* [GOAL OF THE EXERCISE]
Word for word, transcribe the lines below and drop the pictures.

* [MATERIAL PROVIDED]

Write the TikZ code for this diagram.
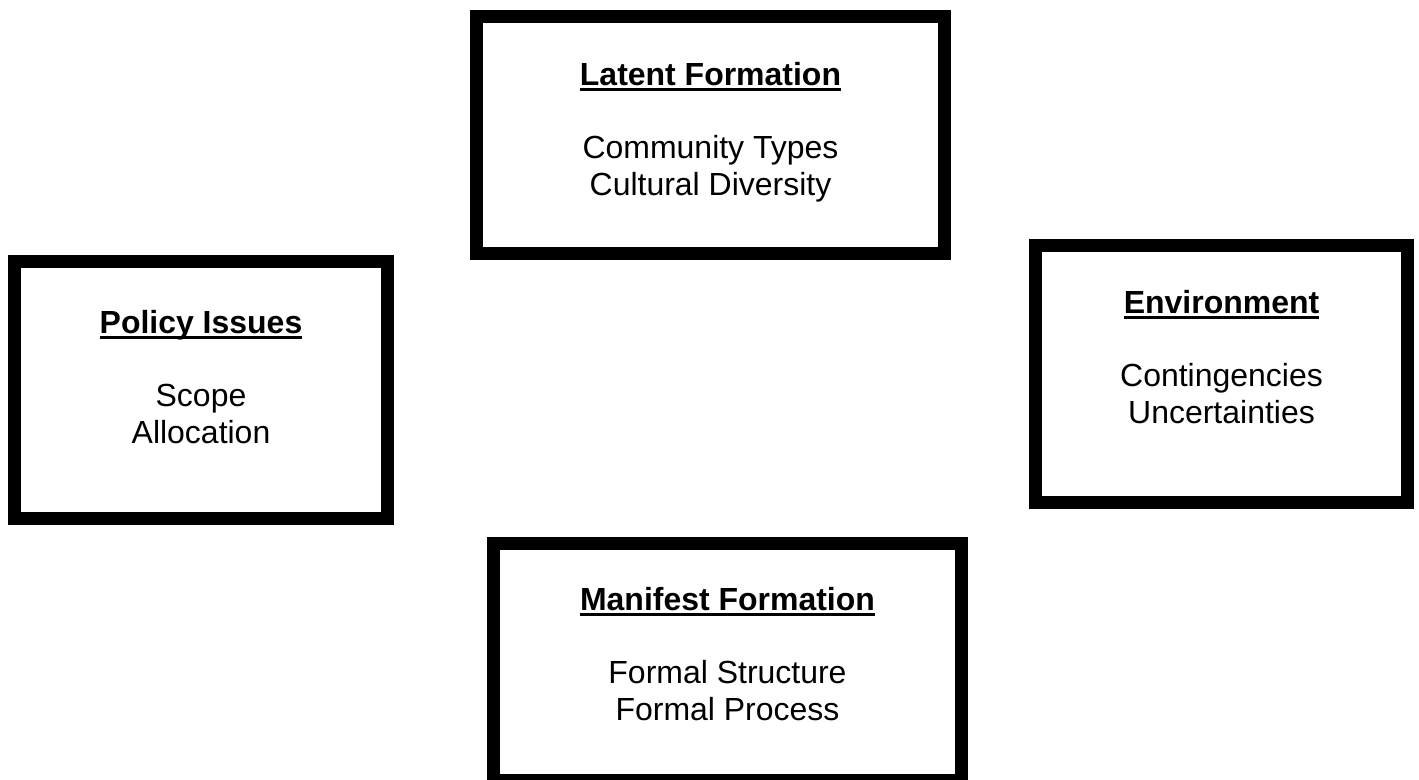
\documentclass[tikz,border=0pt]{standalone}
\usepackage{fontspec}
\setmainfont{Liberation Sans}
\usetikzlibrary{positioning}

\newsavebox{\headbox}
\newcommand{\boxhead}[1]{\sbox{\headbox}{\textbf{#1}}\rlap{\rule[-3.15pt]{\wd\headbox}{1.7pt}}\usebox{\headbox}}

\begin{document}
\begin{tikzpicture}[x=0.02cm, y=-0.02cm]

		\tikzstyle{thickbox} = [rectangle, draw, line width=0.26cm, minimum width=9.36cm, minimum height=4.74cm]
		\tikzstyle{boxtext} = [align=center, anchor=base, inner sep=0pt, font=\fontsize{18.2}{21}\selectfont]

		\useasboundingbox (0,0) rectangle (1419,780);

		% Define boxes
		\node[thickbox] (latent) at (710.5,135) {};
		\node[thickbox, minimum width=7.46cm, minimum height=5.14cm] (policy) at (201,390) {};
		\node[thickbox, minimum width=7.44cm, minimum height=5.14cm] (environ) at (1221.5,374) {};
		\node[thickbox] (manifest) at (727.5,662) {};

		% Box texts (base = last line)
		\node[boxtext] (latenttxt) at ([yshift=-1.5cm-63pt]latent.north) {\boxhead{Latent Formation}\\[21pt] Community Types\\ Cultural Diversity};
		\node[boxtext] (policytxt) at ([yshift=-1.56cm-63pt]policy.north) {\boxhead{Policy Issues}\\[21pt] Scope\\ Allocation};
		\node[boxtext] (environtxt) at ([yshift=-1.48cm-63pt]environ.north) {\boxhead{Environment}\\[21pt] Contingencies\\ Uncertainties};
		\node[boxtext] (manifesttxt) at ([yshift=-1.46cm-63pt]manifest.north) {\boxhead{Manifest Formation}\\[21pt] Formal Structure\\ Formal Process};

	\end{tikzpicture}
\end{document}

* [RESPONSE]
Write the TikZ code for this diagram.
\documentclass[tikz,border=0pt]{standalone}
\usepackage{fontspec}
\setmainfont{Liberation Sans}
\usetikzlibrary{positioning}

\newsavebox{\headbox}
\newcommand{\boxhead}[1]{\sbox{\headbox}{\textbf{#1}}\rlap{\rule[-3.15pt]{\wd\headbox}{1.7pt}}\usebox{\headbox}}

\begin{document}
\begin{tikzpicture}[x=0.02cm, y=-0.02cm]

		\tikzstyle{thickbox} = [rectangle, draw, line width=0.26cm, minimum width=9.36cm, minimum height=4.74cm]
		\tikzstyle{boxtext} = [align=center, anchor=base, inner sep=0pt, font=\fontsize{18.2}{21}\selectfont]

		\useasboundingbox (0,0) rectangle (1419,780);

		% Define boxes
		\node[thickbox] (latent) at (710.5,135) {};
		\node[thickbox, minimum width=7.46cm, minimum height=5.14cm] (policy) at (201,390) {};
		\node[thickbox, minimum width=7.44cm, minimum height=5.14cm] (environ) at (1221.5,374) {};
		\node[thickbox] (manifest) at (727.5,662) {};

		% Box texts (base = last line)
		\node[boxtext] (latenttxt) at ([yshift=-1.5cm-63pt]latent.north) {\boxhead{Latent Formation}\\[21pt] Community Types\\ Cultural Diversity};
		\node[boxtext] (policytxt) at ([yshift=-1.56cm-63pt]policy.north) {\boxhead{Policy Issues}\\[21pt] Scope\\ Allocation};
		\node[boxtext] (environtxt) at ([yshift=-1.48cm-63pt]environ.north) {\boxhead{Environment}\\[21pt] Contingencies\\ Uncertainties};
		\node[boxtext] (manifesttxt) at ([yshift=-1.46cm-63pt]manifest.north) {\boxhead{Manifest Formation}\\[21pt] Formal Structure\\ Formal Process};

	\end{tikzpicture}
\end{document}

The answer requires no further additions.